Поэтому, пытаясь сохранить в груди теплое, светящееся чувство как можно дольше, Гермиона отогнала прочь глупые мысли, и отправилась туда, куда ей нужно было заглянуть давным-давно.
В продуктовый магазин.
***
Её хорошее настроение продержалось ровно до утра следующего дня, когда она вышла из камина в мэноре за десять минут до начала своего рабочего дня, и первым, кого увидела перед собой, был Малфой. Драко Малфой.
Он стоял там, ровно в одном шаге от каминной решетки, в светло-сером костюме с серо-синим галстуком, который превращал цвет его глаз в что-то совершенно невозможное, и улыбался краешком губ. Стоял так близко, что ни обойти, ни избежать его галантно протянутой руки не было никакой возможности, поэтому все, что ей оставалось – выдавить из себя вежливую улыбку и принять предложенную руку. Его ладонь оказалась теплой и слегка влажной, как будто он волновался и… ждал её?..
Продолжение подтвердило её самые худшие опасения: охота началась. И ей в этой охоте отводилась незавидная роль преследуемой цели.

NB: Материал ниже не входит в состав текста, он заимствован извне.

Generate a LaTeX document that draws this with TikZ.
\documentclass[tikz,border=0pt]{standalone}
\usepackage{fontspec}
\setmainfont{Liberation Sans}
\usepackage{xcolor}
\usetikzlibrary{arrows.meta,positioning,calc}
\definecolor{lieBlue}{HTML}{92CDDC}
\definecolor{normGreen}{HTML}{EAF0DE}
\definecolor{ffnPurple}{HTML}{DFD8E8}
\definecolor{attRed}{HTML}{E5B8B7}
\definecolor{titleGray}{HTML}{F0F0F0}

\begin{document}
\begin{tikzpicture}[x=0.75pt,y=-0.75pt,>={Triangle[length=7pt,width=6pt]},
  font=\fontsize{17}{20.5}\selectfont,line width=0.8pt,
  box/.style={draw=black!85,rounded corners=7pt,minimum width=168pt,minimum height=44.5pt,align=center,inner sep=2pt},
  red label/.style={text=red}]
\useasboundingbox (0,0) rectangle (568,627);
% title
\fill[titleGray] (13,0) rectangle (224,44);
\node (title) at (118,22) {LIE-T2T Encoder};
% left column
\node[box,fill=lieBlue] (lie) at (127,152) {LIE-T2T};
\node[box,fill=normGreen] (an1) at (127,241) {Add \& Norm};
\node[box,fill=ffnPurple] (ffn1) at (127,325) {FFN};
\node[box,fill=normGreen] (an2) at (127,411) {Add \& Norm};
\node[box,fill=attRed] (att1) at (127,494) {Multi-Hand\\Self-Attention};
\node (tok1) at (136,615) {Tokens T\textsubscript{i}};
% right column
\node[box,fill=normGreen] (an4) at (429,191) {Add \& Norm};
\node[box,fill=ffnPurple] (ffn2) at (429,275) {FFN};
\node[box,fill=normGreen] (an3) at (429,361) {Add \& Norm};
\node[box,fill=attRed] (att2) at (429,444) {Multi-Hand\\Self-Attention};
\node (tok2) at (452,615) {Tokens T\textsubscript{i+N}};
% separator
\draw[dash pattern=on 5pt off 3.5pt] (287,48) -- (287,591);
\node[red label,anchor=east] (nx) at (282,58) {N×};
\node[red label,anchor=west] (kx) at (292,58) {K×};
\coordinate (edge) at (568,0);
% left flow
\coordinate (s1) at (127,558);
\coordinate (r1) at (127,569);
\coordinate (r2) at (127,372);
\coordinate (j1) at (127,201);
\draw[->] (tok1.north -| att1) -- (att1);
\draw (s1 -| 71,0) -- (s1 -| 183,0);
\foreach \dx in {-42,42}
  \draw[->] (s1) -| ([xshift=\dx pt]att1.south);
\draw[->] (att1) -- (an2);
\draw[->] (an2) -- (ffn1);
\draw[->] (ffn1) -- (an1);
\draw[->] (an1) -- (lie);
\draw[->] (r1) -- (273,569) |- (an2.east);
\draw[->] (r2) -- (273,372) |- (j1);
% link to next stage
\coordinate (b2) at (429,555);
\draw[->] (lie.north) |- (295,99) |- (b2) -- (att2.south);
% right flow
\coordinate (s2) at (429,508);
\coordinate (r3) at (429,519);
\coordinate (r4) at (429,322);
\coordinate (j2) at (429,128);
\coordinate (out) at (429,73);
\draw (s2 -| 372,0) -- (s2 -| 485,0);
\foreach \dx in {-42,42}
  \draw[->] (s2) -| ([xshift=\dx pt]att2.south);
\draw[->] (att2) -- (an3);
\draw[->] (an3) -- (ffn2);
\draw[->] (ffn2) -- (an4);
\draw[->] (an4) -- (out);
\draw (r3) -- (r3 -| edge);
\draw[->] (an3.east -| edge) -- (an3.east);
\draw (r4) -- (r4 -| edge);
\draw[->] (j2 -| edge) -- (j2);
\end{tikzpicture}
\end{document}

- Мисс Спэрроу, отныне я хочу, чтобы вы завтракали, обедали и ужинали с нами, в общей столовой, - безмятежно, как ни в чем ни бывало, произнес Малфой, не отводя взгляда от её лица. - Манеры Скорпи, как я успел заметить, оставляют желать лучшего, когда он считает, что никто на него не смотрит. Это нужно исправить, и я хочу, чтобы вы занялись этим немедленно.
- Но, мистер Малфой, мой рабочий день заканчивается до ужина, - попыталась было возразить Гермиона, но её никто не собирался слушать.
- Значит, с сегодняшнего дня он будет продолжаться несколько дольше, - ответил ей Малфой ослепительной улыбкой. - Не беспокойтесь, это отразится соответствующим образом на сумме вашего жалованья.
И в следующую секунду его длинные пальцы едва касаясь, легко, будто дуновение ветерка, очертили линию вдоль ее позвоночника вниз и, остановившись на талии, слегка подтолкнули вперед, в сторону столовой, отчего по коже моментально пробежали мурашки.
Его намерения были прозрачны, как стекло, и все же Гермиона предприняла последнюю попытку убедиться в том, что ей не показалось.
- А вам разве не пора уходить? - максимально равнодушно поинтересовалась она, слегка приподняв бровь.
- С этой недели график в компании сдвинулся на полчаса вперед, - пожал плечами блондин. - Так что мне ни к чему спешить, и я могу позавтракать с вами.
Гермиона вовремя прикусила язык, с трудом удержавшись от вопроса, какого черта он тогда не может проследить за манерами своего ребенка сам, раз уж все равно никуда не торопится. Ответ, черт бы его побрал, был очевиден. Паршивец решил с ней поиграть.